→ GIVEN PROBLEM
Transcribe all of the material exactly. Any picture in it should be left out.

Plotting code records:
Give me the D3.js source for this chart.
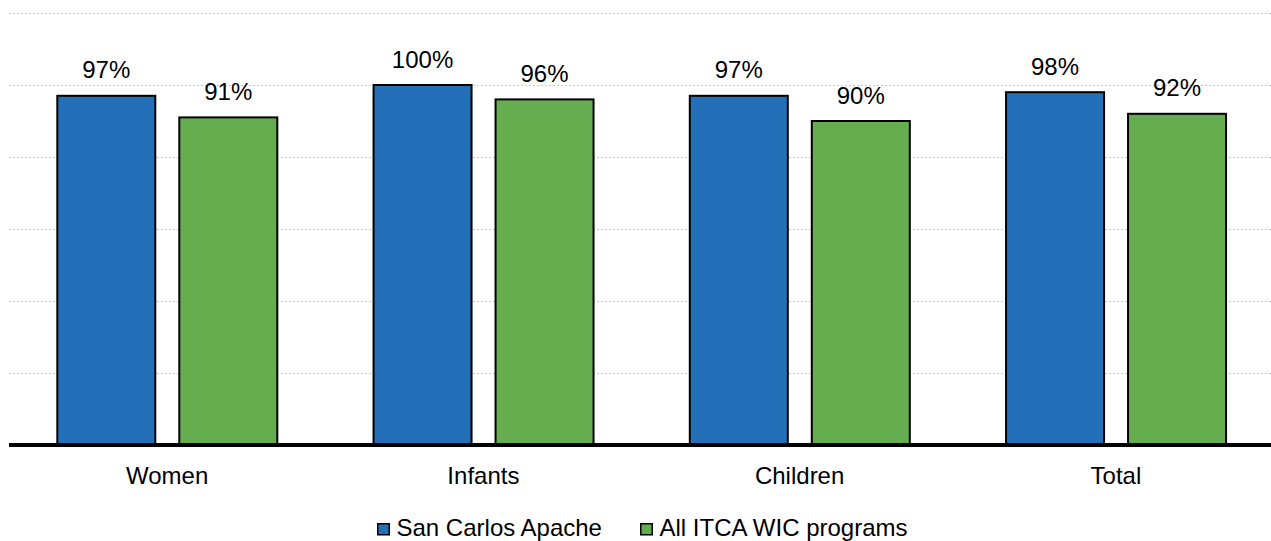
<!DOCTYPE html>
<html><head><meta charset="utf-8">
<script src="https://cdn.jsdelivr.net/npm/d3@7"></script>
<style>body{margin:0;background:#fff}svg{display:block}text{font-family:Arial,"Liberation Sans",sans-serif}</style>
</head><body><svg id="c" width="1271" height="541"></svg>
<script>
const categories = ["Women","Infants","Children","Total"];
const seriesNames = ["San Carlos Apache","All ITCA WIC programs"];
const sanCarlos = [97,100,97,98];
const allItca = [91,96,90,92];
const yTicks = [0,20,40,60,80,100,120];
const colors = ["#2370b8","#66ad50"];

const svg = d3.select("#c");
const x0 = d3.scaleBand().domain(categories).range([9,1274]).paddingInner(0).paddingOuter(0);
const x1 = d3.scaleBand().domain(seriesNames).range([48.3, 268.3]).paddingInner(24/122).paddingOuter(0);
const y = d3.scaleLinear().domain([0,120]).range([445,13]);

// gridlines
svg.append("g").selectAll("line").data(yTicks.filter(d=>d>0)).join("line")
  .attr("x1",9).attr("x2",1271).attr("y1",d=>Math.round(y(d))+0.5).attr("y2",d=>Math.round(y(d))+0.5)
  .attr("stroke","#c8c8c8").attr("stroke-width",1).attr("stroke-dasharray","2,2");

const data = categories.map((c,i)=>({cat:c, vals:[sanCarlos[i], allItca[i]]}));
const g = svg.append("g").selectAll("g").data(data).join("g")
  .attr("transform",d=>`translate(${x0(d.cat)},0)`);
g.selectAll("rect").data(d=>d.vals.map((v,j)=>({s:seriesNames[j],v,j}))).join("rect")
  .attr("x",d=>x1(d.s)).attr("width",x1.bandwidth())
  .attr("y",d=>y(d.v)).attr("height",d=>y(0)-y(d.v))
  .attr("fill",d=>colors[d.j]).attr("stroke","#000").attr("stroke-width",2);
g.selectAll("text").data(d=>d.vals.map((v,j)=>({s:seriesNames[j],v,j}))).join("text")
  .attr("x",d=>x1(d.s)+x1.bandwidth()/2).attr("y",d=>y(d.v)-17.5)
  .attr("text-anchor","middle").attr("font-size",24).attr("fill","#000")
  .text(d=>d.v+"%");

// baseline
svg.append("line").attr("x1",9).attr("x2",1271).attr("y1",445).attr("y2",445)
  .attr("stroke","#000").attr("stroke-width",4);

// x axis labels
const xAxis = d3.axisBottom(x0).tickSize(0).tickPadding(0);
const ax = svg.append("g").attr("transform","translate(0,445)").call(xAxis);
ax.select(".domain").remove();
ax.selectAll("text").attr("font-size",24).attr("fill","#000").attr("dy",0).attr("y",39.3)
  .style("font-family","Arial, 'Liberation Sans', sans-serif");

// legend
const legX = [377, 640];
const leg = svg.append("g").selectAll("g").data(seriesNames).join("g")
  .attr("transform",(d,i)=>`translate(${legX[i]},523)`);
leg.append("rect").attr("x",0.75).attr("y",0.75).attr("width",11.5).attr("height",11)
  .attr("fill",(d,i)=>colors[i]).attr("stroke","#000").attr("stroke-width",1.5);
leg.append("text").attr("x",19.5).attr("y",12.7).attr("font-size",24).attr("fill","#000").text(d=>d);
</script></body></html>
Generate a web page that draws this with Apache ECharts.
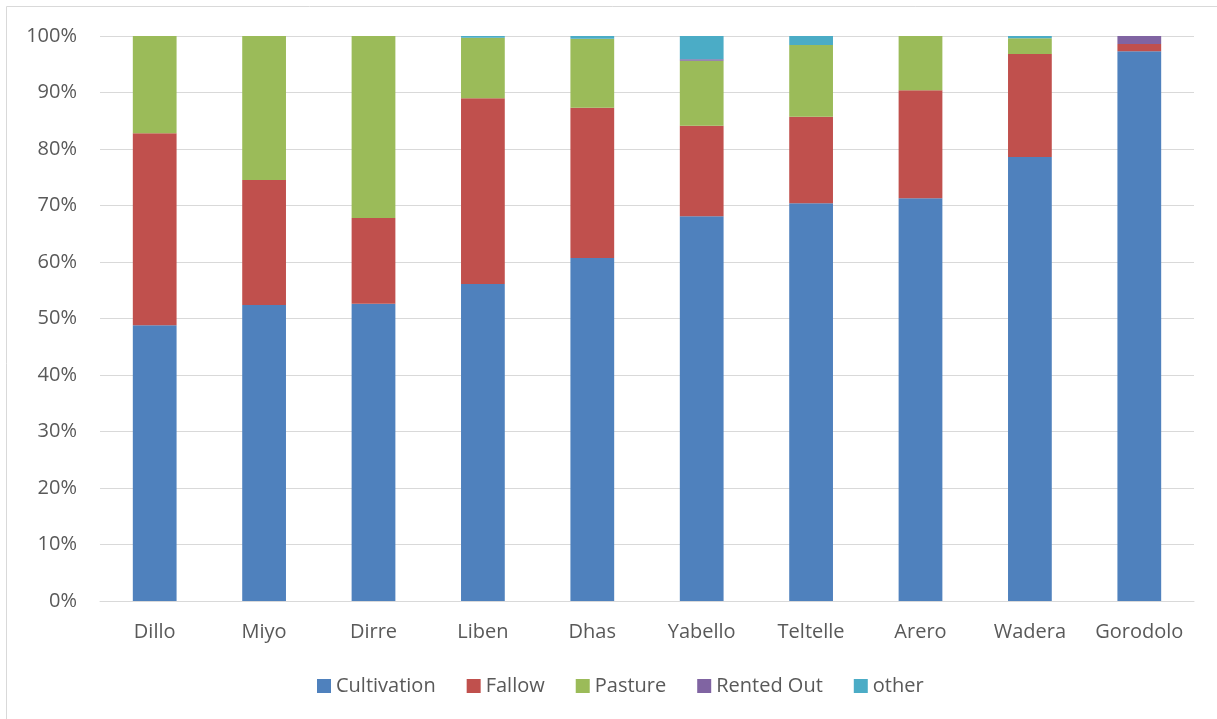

→ SOLVED EXERCISE
Give me the D3.js source for this chart.
<!DOCTYPE html>
<html><head><meta charset="utf-8">
<script src="https://cdn.jsdelivr.net/npm/d3@7"></script>
<style>body{margin:0;background:#fff}svg{display:block}text{font-family:Arial,"Liberation Sans",sans-serif}</style>
</head><body><svg id="c" width="1271" height="541"></svg>
<script>
const categories = ["Women","Infants","Children","Total"];
const seriesNames = ["San Carlos Apache","All ITCA WIC programs"];
const sanCarlos = [97,100,97,98];
const allItca = [91,96,90,92];
const yTicks = [0,20,40,60,80,100,120];
const colors = ["#2370b8","#66ad50"];

const svg = d3.select("#c");
const x0 = d3.scaleBand().domain(categories).range([9,1274]).paddingInner(0).paddingOuter(0);
const x1 = d3.scaleBand().domain(seriesNames).range([48.3, 268.3]).paddingInner(24/122).paddingOuter(0);
const y = d3.scaleLinear().domain([0,120]).range([445,13]);

// gridlines
svg.append("g").selectAll("line").data(yTicks.filter(d=>d>0)).join("line")
  .attr("x1",9).attr("x2",1271).attr("y1",d=>Math.round(y(d))+0.5).attr("y2",d=>Math.round(y(d))+0.5)
  .attr("stroke","#c8c8c8").attr("stroke-width",1).attr("stroke-dasharray","2,2");

const data = categories.map((c,i)=>({cat:c, vals:[sanCarlos[i], allItca[i]]}));
const g = svg.append("g").selectAll("g").data(data).join("g")
  .attr("transform",d=>`translate(${x0(d.cat)},0)`);
g.selectAll("rect").data(d=>d.vals.map((v,j)=>({s:seriesNames[j],v,j}))).join("rect")
  .attr("x",d=>x1(d.s)).attr("width",x1.bandwidth())
  .attr("y",d=>y(d.v)).attr("height",d=>y(0)-y(d.v))
  .attr("fill",d=>colors[d.j]).attr("stroke","#000").attr("stroke-width",2);
g.selectAll("text").data(d=>d.vals.map((v,j)=>({s:seriesNames[j],v,j}))).join("text")
  .attr("x",d=>x1(d.s)+x1.bandwidth()/2).attr("y",d=>y(d.v)-17.5)
  .attr("text-anchor","middle").attr("font-size",24).attr("fill","#000")
  .text(d=>d.v+"%");

// baseline
svg.append("line").attr("x1",9).attr("x2",1271).attr("y1",445).attr("y2",445)
  .attr("stroke","#000").attr("stroke-width",4);

// x axis labels
const xAxis = d3.axisBottom(x0).tickSize(0).tickPadding(0);
const ax = svg.append("g").attr("transform","translate(0,445)").call(xAxis);
ax.select(".domain").remove();
ax.selectAll("text").attr("font-size",24).attr("fill","#000").attr("dy",0).attr("y",39.3)
  .style("font-family","Arial, 'Liberation Sans', sans-serif");

// legend
const legX = [377, 640];
const leg = svg.append("g").selectAll("g").data(seriesNames).join("g")
  .attr("transform",(d,i)=>`translate(${legX[i]},523)`);
leg.append("rect").attr("x",0.75).attr("y",0.75).attr("width",11.5).attr("height",11)
  .attr("fill",(d,i)=>colors[i]).attr("stroke","#000").attr("stroke-width",1.5);
leg.append("text").attr("x",19.5).attr("y",12.7).attr("font-size",24).attr("fill","#000").text(d=>d);
</script></body></html>
Generate a web page that draws this with Apache ECharts.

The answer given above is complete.